His comments came after a review of information gathered by the State Department, the US intelligence community and outside groups, Kerry said.
“I want to be clear. I am neither a judge nor a prosecutor, nor jury with respect to the allegations of genocide, crimes against humanity and ethnic cleansing by specific persons,” he said.
“Ultimately, the full facts must be brought to light by an independent investigation and through a formal legal determination by a competent court or tribunal.”
But he said the US would support efforts to collect, document, preserve and analyse any evidence of atrocities.
“I hope that my statement today will assure the victims of Daesh’s atrocities that the United States recognises and confirms the despicable nature of the crimes that have been committed against them,” Kerry said.
“Second, I hope it will highlight the shared interest of the otherwise diverse groups have in opposing Daesh.”
Earlier this week, the US House of Representatives passed a non-binding resolution by a vote of 393-0 condemning ISIL’s actions as genocide.
Kerry’s comments came just in time to meet a March 17 deadline set by Congress for a classification.
On Thursday, Representative Jeff Fortenberry, the author of the House bill, commended Kerry’s decision.

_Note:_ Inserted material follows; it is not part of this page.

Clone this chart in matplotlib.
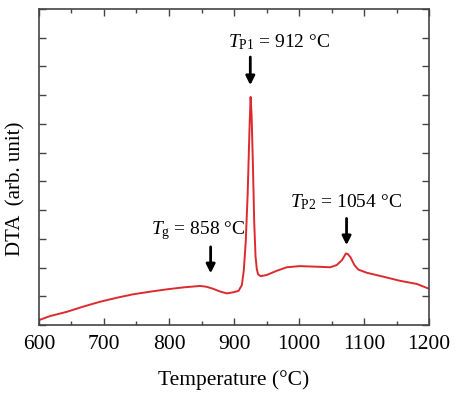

“The United States has now spoken with clarity and moral authority,” Fortenberry said in a statement.
“I sincerely hope that the genocide designation will raise international consciousness, end the scandal of silence, and create the preconditions for the protection and reintegration of these ancient faith communities into their ancestral homelands.”
The last time a US administration made a genocide finding was in 2004, when then-Secretary of State Colin Powell determined that genocide had occurred in Darfur and that the government of Sudan was responsible.